I had been working on Kana Master, a game to learn Japanese, but realized that I needed more feedback on The Many Sides of Ball. So I sat down with TMSOB and got to work.


Before the demo, I managed to get a bunch done, fueled by the thought of putting it in front of people’s faces. I worked a bit late on Monday, making sure the upgrades were in, NPCs were roaming with their own text, the pause screen worked perfectly, and that the demo end screen got people excited for the full release of the game.

Then came the demo night. I got there a bit late but still snagged a decent location. People came to play. Some people left before finishing. Others, like these two kids, blew through it and loved it. Made me feel a little guilty, actually, because it included words like “hell” and “fuckup”.

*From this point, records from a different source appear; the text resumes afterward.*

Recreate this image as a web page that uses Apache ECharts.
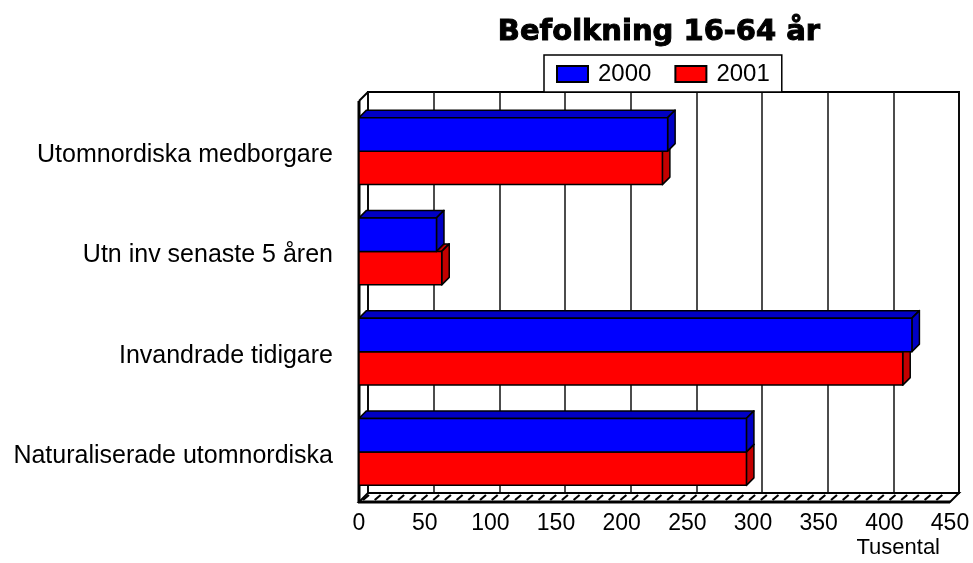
<!DOCTYPE html>
<html>
<head>
<meta charset="utf-8">
<script src="https://cdn.jsdelivr.net/npm/echarts@6/dist/echarts.min.js"></script>
<style>
html,body{margin:0;padding:0;background:#fff;}
#chart{width:973px;height:563px;}
</style>
</head>
<body>
<div id="chart"></div>
<script>
// ---- data ----
const categories = ['Utomnordiska medborgare', 'Utn inv senaste 5 åren', 'Invandrade tidigare', 'Naturaliserade utomnordiska'];
const seriesNames = ['2000', '2001'];
const values2000 = [235, 59, 421, 295];
const values2001 = [231, 63, 414, 295];
const xTicks = [0, 50, 100, 150, 200, 250, 300, 350, 400, 450];
const titleText = 'Befolkning 16-64 år';
const unitText = 'Tusental';

// ---- layout ----
const FONT = '"Liberation Sans", Arial, sans-serif';
const FRONT = {left: 359, top: 101, width: 591, height: 401};
const DEPTH = 9;
const BAR_D = 7.5;
const colors = {
  '2000': {face: '#0000FF', dark: '#0000C4'},
  '2001': {face: '#FF0000', dark: '#C40000'}
};

function makeRender(offsetIdx, col) {
  return function (params, api) {
    const cat = api.value(0);
    const val = api.value(1);
    const band = api.size([0, 1])[1];
    const h = band * 0.334;
    const s = api.coord([0, cat]);
    const e = api.coord([val, cat]);
    const x0 = s[0], x1 = e[0], cy = s[1];
    const top = offsetIdx === 0 ? cy - h : cy;
    const bot = top + h;
    const d = BAR_D;
    const st = {stroke: '#000', lineWidth: 1.5, lineJoin: 'round'};
    return {
      type: 'group',
      children: [
        {type: 'polygon', shape: {points: [[x0, top], [x0 + d, top - d], [x1 + d, top - d], [x1, top]]},
          style: Object.assign({fill: col.dark}, st)},
        {type: 'polygon', shape: {points: [[x1, top], [x1 + d, top - d], [x1 + d, bot - d], [x1, bot]]},
          style: Object.assign({fill: col.dark}, st)},
        {type: 'rect', shape: {x: x0, y: top, width: x1 - x0, height: h},
          style: Object.assign({fill: col.face}, st)}
      ]
    };
  };
}

// decorative walls / floor
const fl = FRONT.left, ft = FRONT.top, fr = FRONT.left + FRONT.width, fb = FRONT.top + FRONT.height;
const graphics = [];
graphics.push({type: 'polygon', z: 1, shape: {points: [[fl, fb], [fr, fb], [fr + DEPTH, fb - DEPTH], [fl + DEPTH, fb - DEPTH]]},
  style: {fill: '#fff', stroke: '#000', lineWidth: 2}});
for (let x = fl + 4; x + 6 < fr + 2; x += 11.7) {
  graphics.push({type: 'line', z: 1, shape: {x1: x, y1: fb - 2, x2: x + 6, y2: fb - DEPTH + 2},
    style: {stroke: '#000', lineWidth: 2.2}});
}
graphics.push({type: 'line', z: 1, shape: {x1: fl - 1, y1: fb, x2: fr, y2: fb}, style: {stroke: '#000', lineWidth: 3}});
graphics.push({type: 'line', z: 1, shape: {x1: fl, y1: ft, x2: fl, y2: fb}, style: {stroke: '#000', lineWidth: 3}});
graphics.push({type: 'line', z: 1, shape: {x1: fl, y1: ft, x2: fl + DEPTH, y2: ft - DEPTH}, style: {stroke: '#000', lineWidth: 2}});
graphics.push({type: 'text', z: 5, style: {text: unitText, x: 940, y: 537, textAlign: 'right', textVerticalAlign: 'top',
  font: '22px ' + FONT, fill: '#000'}});

const option = {
  animation: false,
  backgroundColor: '#fff',
  title: {
    text: titleText,
    left: 654,
    top: 13,
    textAlign: 'center',
    textStyle: {fontFamily: '"DejaVu Sans", sans-serif', fontWeight: 'bold', fontSize: 29, color: '#000',
      textBorderColor: '#000', textBorderWidth: 1}
  },
  legend: {
    data: seriesNames.map(n => ({name: n, icon: 'rect'})),
    left: 544, top: 55,
    padding: [7, 12, 6, 12],
    itemWidth: 31, itemHeight: 16, itemGap: 23,
    borderColor: '#000', borderWidth: 1.5, backgroundColor: '#fff',
    textStyle: {fontFamily: FONT, fontSize: 24, color: '#000', padding: [0, 0, 0, 5]},
    z: 10
  },
  grid: [
    {left: FRONT.left, top: FRONT.top, width: FRONT.width, height: FRONT.height, containLabel: false},
    {left: FRONT.left + DEPTH, top: FRONT.top - DEPTH, width: FRONT.width, height: FRONT.height, show: true,
      borderColor: '#000', borderWidth: 2, backgroundColor: 'transparent', containLabel: false}
  ],
  xAxis: [
    {type: 'value', gridIndex: 0, min: xTicks[0], max: xTicks[xTicks.length - 1], interval: 50,
      axisLine: {show: false}, axisTick: {show: false}, splitLine: {show: false},
      axisLabel: {fontFamily: FONT, fontSize: 23, color: '#000', margin: 10}},
    {type: 'value', gridIndex: 1, min: xTicks[0], max: xTicks[xTicks.length - 1], interval: 50,
      axisLine: {show: false}, axisTick: {show: false}, axisLabel: {show: false},
      splitLine: {show: true, lineStyle: {color: '#111', width: 1.5}}}
  ],
  yAxis: [
    {type: 'category', gridIndex: 0, data: categories, inverse: true,
      axisLine: {show: false}, axisTick: {show: false}, splitLine: {show: false},
      axisLabel: {fontFamily: FONT, fontSize: 25, color: '#000', margin: 26, verticalAlign: 'top', lineHeight: 8}},
    {type: 'category', gridIndex: 1, data: categories, inverse: true, show: false}
  ],
  graphic: graphics,
  series: [
    {name: '2000', type: 'custom', xAxisIndex: 0, yAxisIndex: 0, z: 4,
      itemStyle: {color: colors['2000'].face, borderColor: '#000', borderWidth: 1},
      encode: {x: 1, y: 0},
      data: values2000.map((v, i) => [i, v]),
      renderItem: makeRender(0, colors['2000'])},
    {name: '2001', type: 'custom', xAxisIndex: 0, yAxisIndex: 0, z: 3,
      itemStyle: {color: colors['2001'].face, borderColor: '#000', borderWidth: 1},
      encode: {x: 1, y: 0},
      data: values2001.map((v, i) => [i, v]),
      renderItem: makeRender(1, colors['2001'])}
  ]
};

const chart = echarts.init(document.getElementById('chart'), null, {renderer: 'canvas'});
chart.setOption(option);
</script>
</body>
</html>
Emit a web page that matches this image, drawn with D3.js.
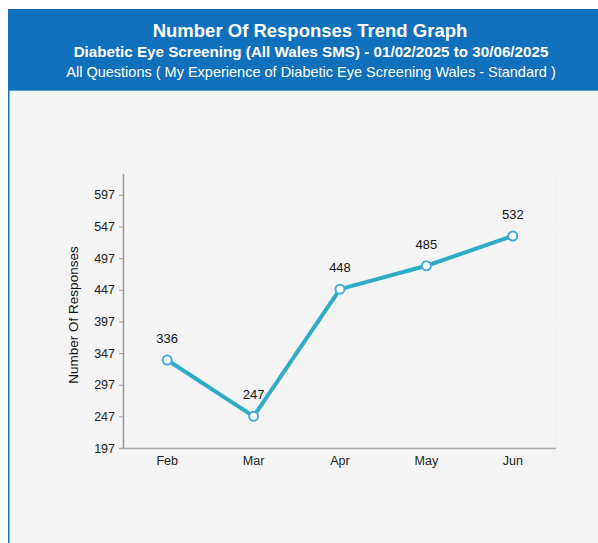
<!DOCTYPE html>
<html><head><meta charset="utf-8">
<script src="https://cdn.jsdelivr.net/npm/d3@7/dist/d3.min.js"></script>
<style>
body{margin:0;background:#fff;font-family:Arial,"Liberation Sans",sans-serif;}
</style></head><body>
<svg id="c" width="598" height="543"></svg>
<script>
const categories = ["Feb","Mar","Apr","May","Jun"];
const values = [336,247,448,485,532];
const yTicks = [197,247,297,347,397,447,497,547,597];
const titleText = "Number Of Responses Trend Graph";
const subtitleText = "Diabetic Eye Screening (All Wales SMS) - 01/02/2025 to 30/06/2025";
const subtitle2Text = "All Questions ( My Experience of Diabetic Eye Screening Wales - Standard )";
const yLabel = "Number Of Responses";

(function(){
const svg = d3.select("#c");
// panel
svg.append("rect").attr("x",9).attr("y",9).attr("width",589).attr("height",534).attr("fill","#f5f5f5");
svg.append("rect").attr("x",8).attr("y",9).attr("width",1.5).attr("height",534).attr("fill","#1a72bd");
svg.append("rect").attr("x",8).attr("y",9).attr("width",590).attr("height",82).attr("fill","#1170bb");
svg.append("rect").attr("x",9).attr("y",90).attr("width",589).attr("height",1).attr("fill","#5c9fd6");

svg.append("text").attr("x",310).attr("y",37).attr("text-anchor","middle").attr("fill","#fff")
  .attr("font-size",18.5).attr("font-weight","bold").text(titleText);
svg.append("text").attr("x",311).attr("y",57).attr("text-anchor","middle").attr("fill","#fff")
  .attr("font-size",15.2).attr("font-weight","bold").text(subtitleText);
svg.append("text").attr("x",311).attr("y",77).attr("text-anchor","middle").attr("fill","#fff")
  .attr("font-size",14.5).text(subtitle2Text);

const pl=124, pr=556, pt=174, pb=448;
const x = d3.scaleBand().domain(categories).range([pl,pr]);
const y = d3.scaleLinear().domain([197,630]).range([pb,pt]);

const g = svg.append("g");
// faint grid
g.selectAll(".hg").data(yTicks).enter().append("line")
  .attr("x1",pl).attr("x2",pr).attr("y1",d=>y(d)).attr("y2",d=>y(d))
  .attr("stroke","#f1f1f1").attr("stroke-width",1);
g.selectAll(".vg").data(categories).enter().append("line")
  .attr("x1",d=>x(d)+x.bandwidth()).attr("x2",d=>x(d)+x.bandwidth()).attr("y1",pt).attr("y2",pb)
  .attr("stroke","#f1f1f1").attr("stroke-width",1);

// y axis
const ya = g.append("g").attr("transform",`translate(${pl},0)`)
  .call(d3.axisLeft(y).tickValues(yTicks).tickSize(5).tickPadding(4));
ya.select(".domain").attr("d",`M-0.5,${pt}V${pb}`).attr("stroke","#999").attr("stroke-width",1.5);
ya.selectAll(".tick line").attr("stroke","#999");
ya.selectAll("text").attr("font-size",12.5).attr("fill","#222").attr("font-family","Arial,'Liberation Sans',sans-serif");

// x axis
const xa = g.append("g").attr("transform",`translate(0,${pb})`)
  .call(d3.axisBottom(x).tickSize(0).tickPadding(8));
xa.select(".domain").attr("d",`M${pl-5},0.5H${pr}`).attr("stroke","#aaa").attr("stroke-width",1.5);
xa.selectAll("text").attr("font-size",12.5).attr("fill","#222").attr("font-family","Arial,'Liberation Sans',sans-serif");

svg.append("text").attr("transform",`translate(78,${(pt+pb)/2+4}) rotate(-90)`)
  .attr("text-anchor","middle").attr("font-size",13.5).attr("fill","#111").text(yLabel);

const cx = d=>x(d)+x.bandwidth()/2;
const line = d3.line().x((d,i)=>cx(categories[i])).y(d=>y(d));
g.append("path").datum(values).attr("d",line).attr("fill","none")
  .attr("stroke","#2fadc6").attr("stroke-width",4).attr("stroke-linejoin","round");
g.selectAll(".pt").data(values).enter().append("circle")
  .attr("cx",(d,i)=>cx(categories[i])).attr("cy",d=>y(d)).attr("r",4.5)
  .attr("fill","#fff").attr("stroke","#45a9dc").attr("stroke-width",2);
g.selectAll(".lbl").data(values).enter().append("text")
  .attr("x",(d,i)=>cx(categories[i])).attr("y",d=>y(d)-17).attr("text-anchor","middle")
  .attr("font-size",13).attr("fill","#111").text(d=>d);
})();
</script></body></html>
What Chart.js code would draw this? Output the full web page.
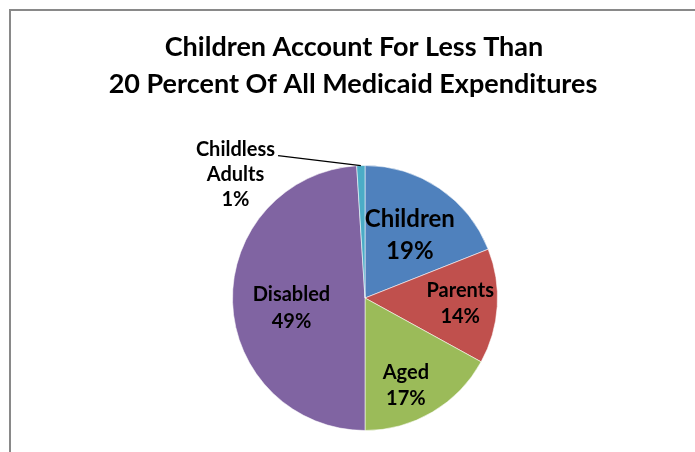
<!DOCTYPE html>
<html>
<head>
<meta charset="utf-8">
<title>Medicaid Expenditures</title>
<script src="https://cdn.jsdelivr.net/npm/chart.js@4.4.1/dist/chart.umd.min.js"></script>
<style>
  html, body { margin: 0; padding: 0; background: #fff; }
  #wrap { width: 695px; height: 452px; }
</style>
</head>
<body>
<div id="wrap"><canvas id="medicaid-pie" width="695" height="452"></canvas></div>
<script>
// share of Medicaid spending by eligibility group
const groups = ['Children', 'Parents', 'Aged', 'Disabled', 'Childless Adults'];
const shares = [19, 14, 17, 49, 1];
const sliceColors = ['#4F81BD', '#C0504D', '#9BBB59', '#8064A2', '#4BACC6'];
const titleLines = ['Children Account For Less Than', '20 Percent Of All Medicaid Expenditures'];

const FONT = 'Lato, "Open Sans", sans-serif';

// where each label sits: fraction of radius, angle nudge (deg), font size, outside?
const labelPlace = [
  { r: 0.58, shift: 1.5, size: 24, lh: 32, lines: ['Children'] },
  { r: 0.72, shift: 0, size: 20, lh: 26, lines: ['Parents'] },
  { r: 0.73, shift: 5.6, size: 20, lh: 26, lines: ['Aged'] },
  { r: 0.56, shift: -6, size: 20, lh: 27, lines: ['Disabled'] },
  { r: 1.35, shift: -44.6, size: 20, lh: 25, lines: ['Childless', 'Adults'], outside: true }
];

// grey frame, title
const framePlugin = {
  id: 'frame',
  beforeDraw(chart) {
    const ctx = chart.ctx;
    ctx.save();
    ctx.strokeStyle = '#898989';
    ctx.lineWidth = 2;
    ctx.strokeRect(10, 10, 800, 800);
    ctx.fillStyle = '#000';
    ctx.font = 'bold 27px ' + FONT;
    ctx.textAlign = 'center';
    ctx.textBaseline = 'middle';
    ctx.fillText(titleLines[0], 354, 47);
    ctx.fillText(titleLines[1], 353, 84);
    ctx.restore();
  }
};

// category name + percent on each slice
const sliceLabels = {
  id: 'sliceLabels',
  afterDatasetsDraw(chart) {
    const ctx = chart.ctx;
    const meta = chart.getDatasetMeta(0);
    const total = shares.reduce((a, b) => a + b, 0);
    ctx.save();
    ctx.fillStyle = '#000';
    ctx.textAlign = 'center';
    ctx.textBaseline = 'middle';
    meta.data.forEach((arc, i) => {
      const p = labelPlace[i];
      const { x, y, startAngle, endAngle, outerRadius } = arc.getProps(['x', 'y', 'startAngle', 'endAngle', 'outerRadius'], true);
      const mid = (startAngle + endAngle) / 2;
      const a = mid + p.shift * Math.PI / 180;
      const cx = x + Math.cos(a) * outerRadius * p.r;
      const cy = y + Math.sin(a) * outerRadius * p.r;
      const pct = Math.round(shares[i] / total * 100) + '%';
      const lines = p.lines.concat([pct]);
      ctx.font = 'bold ' + p.size + 'px ' + FONT;
      const top = cy - (lines.length - 1) * p.lh / 2;
      lines.forEach((t, k) => ctx.fillText(t, cx, top + k * p.lh));

      if (p.outside) {
        // leader line from the first text line to the slice edge
        const w = ctx.measureText(lines[0]).width;
        ctx.strokeStyle = '#000';
        ctx.lineWidth = 1.3;
        ctx.beginPath();
        ctx.moveTo(cx + w / 2 + 3, top + 6);
        ctx.lineTo(x + Math.cos(mid) * outerRadius, y + Math.sin(mid) * outerRadius);
        ctx.stroke();
      }
    });
    ctx.restore();
  }
};

new Chart(document.getElementById('medicaid-pie'), {
  type: 'pie',
  data: {
    labels: groups,
    datasets: [{
      data: shares,
      backgroundColor: sliceColors,
      borderColor: 'rgba(255,255,255,0.55)',
      borderWidth: 1
    }]
  },
  options: {
    responsive: false,
    animation: false,
    layout: { padding: { top: 165, bottom: 21, left: 200, right: 165 } },
    plugins: {
      legend: { display: false },
      title: { display: false },
      tooltip: { enabled: false }
    }
  },
  plugins: [framePlugin, sliceLabels]
});
</script>
</body>
</html>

The worst mistake that was left in the game: the camera had a basic problem. I didn’t realize it during the testing prior to the demo night, but the changes I’d made to the camera meant that, with some odd camera movement in the 3rd person view, it could become sluggish and hard to control the player. Basically, the player usually matches the camera’s y rotation. But one of my changes made the player match the camera’s x rotation too, which made things odd when messing with the camera. More concretely, by putting the camera above the player, looking down, it was like the player was pointed towards the ground, so forward movement would inch them forward and backward movement would make them “jump backwards” into the air. Stupid mistake, but I knew what I’d done wrong.

Ultimately, I was left with some good feedback. I knew to fix the camera. Other minor things, like players getting stuck in small crevices, were fixed by making certain objects bigger or smaller. I lowered some of the large walls, to make it easier for players to move around. I edited some of the dialogue, changing “hell” to “heck” and “fuckup” to “failure”, for instance.


But that focus on the game persisted into this week. I gave the script a full once-over again. I rerecorded some of the voice overs in the game.

And I think, ultimately, the game is a lot better than it was a week ago.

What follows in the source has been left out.